(Source code of charts)
-- START --

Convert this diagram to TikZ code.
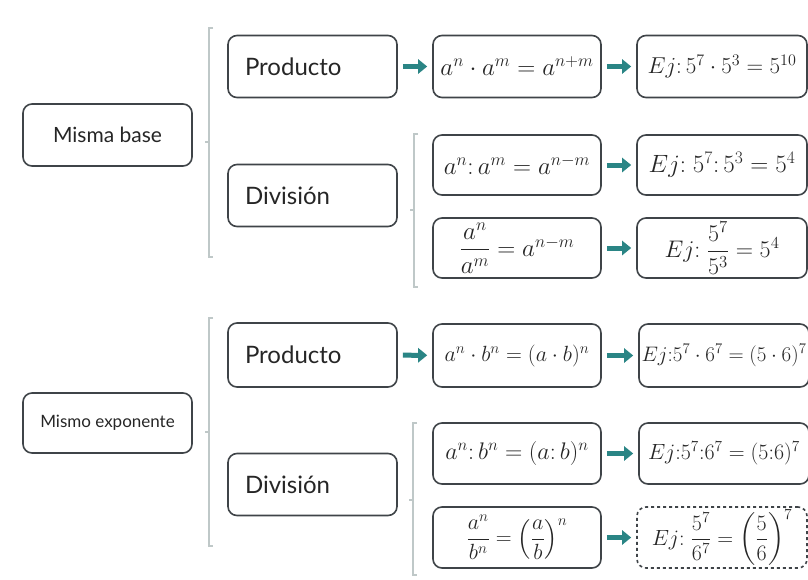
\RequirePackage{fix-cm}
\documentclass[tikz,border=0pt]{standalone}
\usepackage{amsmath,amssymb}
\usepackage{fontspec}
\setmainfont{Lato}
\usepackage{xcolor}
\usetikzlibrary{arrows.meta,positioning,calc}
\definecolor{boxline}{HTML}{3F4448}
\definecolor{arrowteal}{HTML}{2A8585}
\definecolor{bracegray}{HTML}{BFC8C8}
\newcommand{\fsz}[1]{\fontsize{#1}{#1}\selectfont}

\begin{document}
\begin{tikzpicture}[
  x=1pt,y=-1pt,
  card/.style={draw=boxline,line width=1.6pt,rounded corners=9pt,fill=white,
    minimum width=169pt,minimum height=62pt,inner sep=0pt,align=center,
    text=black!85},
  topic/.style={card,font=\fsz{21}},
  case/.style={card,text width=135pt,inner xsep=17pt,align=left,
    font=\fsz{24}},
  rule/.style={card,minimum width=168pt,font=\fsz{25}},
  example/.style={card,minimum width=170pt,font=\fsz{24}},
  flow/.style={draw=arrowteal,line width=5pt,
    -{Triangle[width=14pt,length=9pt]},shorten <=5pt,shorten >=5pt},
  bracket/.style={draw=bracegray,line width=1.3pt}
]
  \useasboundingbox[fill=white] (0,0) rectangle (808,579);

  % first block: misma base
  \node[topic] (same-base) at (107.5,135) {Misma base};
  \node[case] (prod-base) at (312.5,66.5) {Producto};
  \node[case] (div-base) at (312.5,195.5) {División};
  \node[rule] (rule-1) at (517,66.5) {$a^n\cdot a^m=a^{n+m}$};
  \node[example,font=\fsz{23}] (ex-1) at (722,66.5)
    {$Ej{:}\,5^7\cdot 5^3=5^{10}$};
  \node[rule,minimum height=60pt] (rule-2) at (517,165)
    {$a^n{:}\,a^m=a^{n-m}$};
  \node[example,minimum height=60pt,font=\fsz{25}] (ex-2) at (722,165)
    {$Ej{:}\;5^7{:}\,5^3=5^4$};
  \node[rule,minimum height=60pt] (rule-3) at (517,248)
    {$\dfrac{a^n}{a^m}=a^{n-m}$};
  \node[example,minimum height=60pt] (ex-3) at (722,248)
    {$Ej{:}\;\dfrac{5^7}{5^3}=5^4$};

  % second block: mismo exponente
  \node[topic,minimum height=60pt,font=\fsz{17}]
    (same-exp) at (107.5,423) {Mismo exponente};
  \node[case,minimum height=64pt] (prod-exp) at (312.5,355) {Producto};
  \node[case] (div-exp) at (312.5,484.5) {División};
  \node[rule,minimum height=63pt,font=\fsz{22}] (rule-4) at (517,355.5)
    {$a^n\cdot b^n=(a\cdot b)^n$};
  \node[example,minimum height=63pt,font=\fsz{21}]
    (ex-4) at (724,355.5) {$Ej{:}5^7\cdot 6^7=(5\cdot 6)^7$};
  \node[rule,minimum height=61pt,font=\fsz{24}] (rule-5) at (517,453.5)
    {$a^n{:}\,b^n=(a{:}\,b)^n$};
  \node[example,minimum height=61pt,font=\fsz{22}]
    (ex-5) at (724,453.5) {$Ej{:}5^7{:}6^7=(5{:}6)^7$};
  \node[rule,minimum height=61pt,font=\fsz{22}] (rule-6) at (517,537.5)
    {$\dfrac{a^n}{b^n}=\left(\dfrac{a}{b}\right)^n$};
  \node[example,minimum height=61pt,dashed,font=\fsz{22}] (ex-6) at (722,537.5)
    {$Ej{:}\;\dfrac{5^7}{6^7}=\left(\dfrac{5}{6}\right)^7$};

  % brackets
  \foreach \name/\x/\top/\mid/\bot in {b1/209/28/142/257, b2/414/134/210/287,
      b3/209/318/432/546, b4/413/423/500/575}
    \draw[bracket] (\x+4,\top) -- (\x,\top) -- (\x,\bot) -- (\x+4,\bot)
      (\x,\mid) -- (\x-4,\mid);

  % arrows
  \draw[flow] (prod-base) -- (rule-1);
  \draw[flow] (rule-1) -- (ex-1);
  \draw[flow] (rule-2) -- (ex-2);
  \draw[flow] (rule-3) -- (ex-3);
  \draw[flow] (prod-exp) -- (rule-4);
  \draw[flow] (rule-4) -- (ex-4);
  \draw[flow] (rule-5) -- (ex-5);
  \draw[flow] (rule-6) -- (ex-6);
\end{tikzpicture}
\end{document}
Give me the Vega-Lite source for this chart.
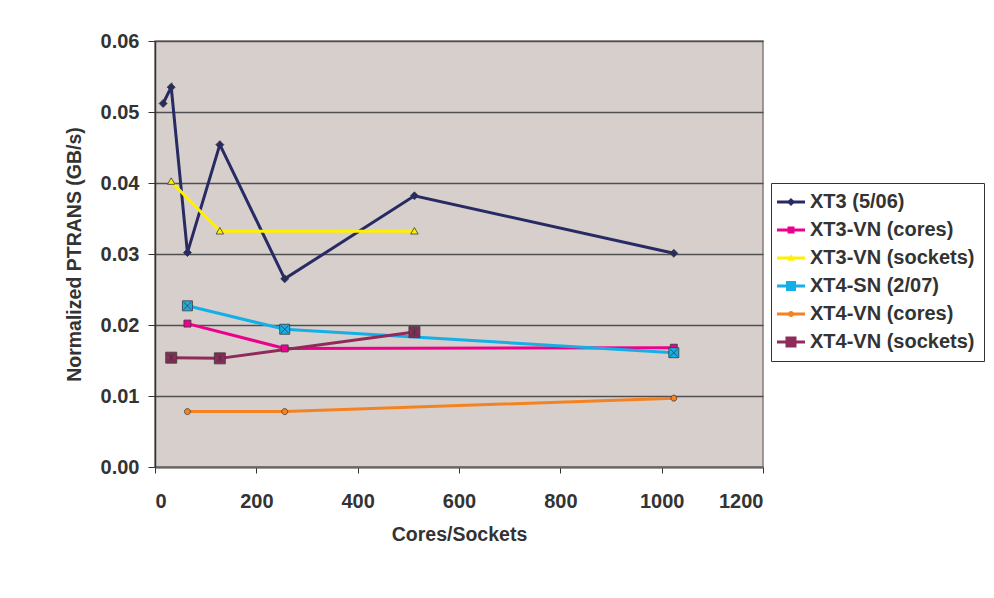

-- END --

— Exercise aim —
Transcribe all the data word for word; the images stay out.

— Result for this exercise —
Convert this diagram to TikZ code.
\RequirePackage{fix-cm}
\documentclass[tikz,border=0pt]{standalone}
\usepackage{amsmath,amssymb}
\usepackage{fontspec}
\setmainfont{Lato}
\usepackage{xcolor}
\usetikzlibrary{arrows.meta,positioning,calc}
\definecolor{boxline}{HTML}{3F4448}
\definecolor{arrowteal}{HTML}{2A8585}
\definecolor{bracegray}{HTML}{BFC8C8}
\newcommand{\fsz}[1]{\fontsize{#1}{#1}\selectfont}

\begin{document}
\begin{tikzpicture}[
  x=1pt,y=-1pt,
  card/.style={draw=boxline,line width=1.6pt,rounded corners=9pt,fill=white,
    minimum width=169pt,minimum height=62pt,inner sep=0pt,align=center,
    text=black!85},
  topic/.style={card,font=\fsz{21}},
  case/.style={card,text width=135pt,inner xsep=17pt,align=left,
    font=\fsz{24}},
  rule/.style={card,minimum width=168pt,font=\fsz{25}},
  example/.style={card,minimum width=170pt,font=\fsz{24}},
  flow/.style={draw=arrowteal,line width=5pt,
    -{Triangle[width=14pt,length=9pt]},shorten <=5pt,shorten >=5pt},
  bracket/.style={draw=bracegray,line width=1.3pt}
]
  \useasboundingbox[fill=white] (0,0) rectangle (808,579);

  % first block: misma base
  \node[topic] (same-base) at (107.5,135) {Misma base};
  \node[case] (prod-base) at (312.5,66.5) {Producto};
  \node[case] (div-base) at (312.5,195.5) {División};
  \node[rule] (rule-1) at (517,66.5) {$a^n\cdot a^m=a^{n+m}$};
  \node[example,font=\fsz{23}] (ex-1) at (722,66.5)
    {$Ej{:}\,5^7\cdot 5^3=5^{10}$};
  \node[rule,minimum height=60pt] (rule-2) at (517,165)
    {$a^n{:}\,a^m=a^{n-m}$};
  \node[example,minimum height=60pt,font=\fsz{25}] (ex-2) at (722,165)
    {$Ej{:}\;5^7{:}\,5^3=5^4$};
  \node[rule,minimum height=60pt] (rule-3) at (517,248)
    {$\dfrac{a^n}{a^m}=a^{n-m}$};
  \node[example,minimum height=60pt] (ex-3) at (722,248)
    {$Ej{:}\;\dfrac{5^7}{5^3}=5^4$};

  % second block: mismo exponente
  \node[topic,minimum height=60pt,font=\fsz{17}]
    (same-exp) at (107.5,423) {Mismo exponente};
  \node[case,minimum height=64pt] (prod-exp) at (312.5,355) {Producto};
  \node[case] (div-exp) at (312.5,484.5) {División};
  \node[rule,minimum height=63pt,font=\fsz{22}] (rule-4) at (517,355.5)
    {$a^n\cdot b^n=(a\cdot b)^n$};
  \node[example,minimum height=63pt,font=\fsz{21}]
    (ex-4) at (724,355.5) {$Ej{:}5^7\cdot 6^7=(5\cdot 6)^7$};
  \node[rule,minimum height=61pt,font=\fsz{24}] (rule-5) at (517,453.5)
    {$a^n{:}\,b^n=(a{:}\,b)^n$};
  \node[example,minimum height=61pt,font=\fsz{22}]
    (ex-5) at (724,453.5) {$Ej{:}5^7{:}6^7=(5{:}6)^7$};
  \node[rule,minimum height=61pt,font=\fsz{22}] (rule-6) at (517,537.5)
    {$\dfrac{a^n}{b^n}=\left(\dfrac{a}{b}\right)^n$};
  \node[example,minimum height=61pt,dashed,font=\fsz{22}] (ex-6) at (722,537.5)
    {$Ej{:}\;\dfrac{5^7}{6^7}=\left(\dfrac{5}{6}\right)^7$};

  % brackets
  \foreach \name/\x/\top/\mid/\bot in {b1/209/28/142/257, b2/414/134/210/287,
      b3/209/318/432/546, b4/413/423/500/575}
    \draw[bracket] (\x+4,\top) -- (\x,\top) -- (\x,\bot) -- (\x+4,\bot)
      (\x,\mid) -- (\x-4,\mid);

  % arrows
  \draw[flow] (prod-base) -- (rule-1);
  \draw[flow] (rule-1) -- (ex-1);
  \draw[flow] (rule-2) -- (ex-2);
  \draw[flow] (rule-3) -- (ex-3);
  \draw[flow] (prod-exp) -- (rule-4);
  \draw[flow] (rule-4) -- (ex-4);
  \draw[flow] (rule-5) -- (ex-5);
  \draw[flow] (rule-6) -- (ex-6);
\end{tikzpicture}
\end{document}
Give me the Vega-Lite source for this chart.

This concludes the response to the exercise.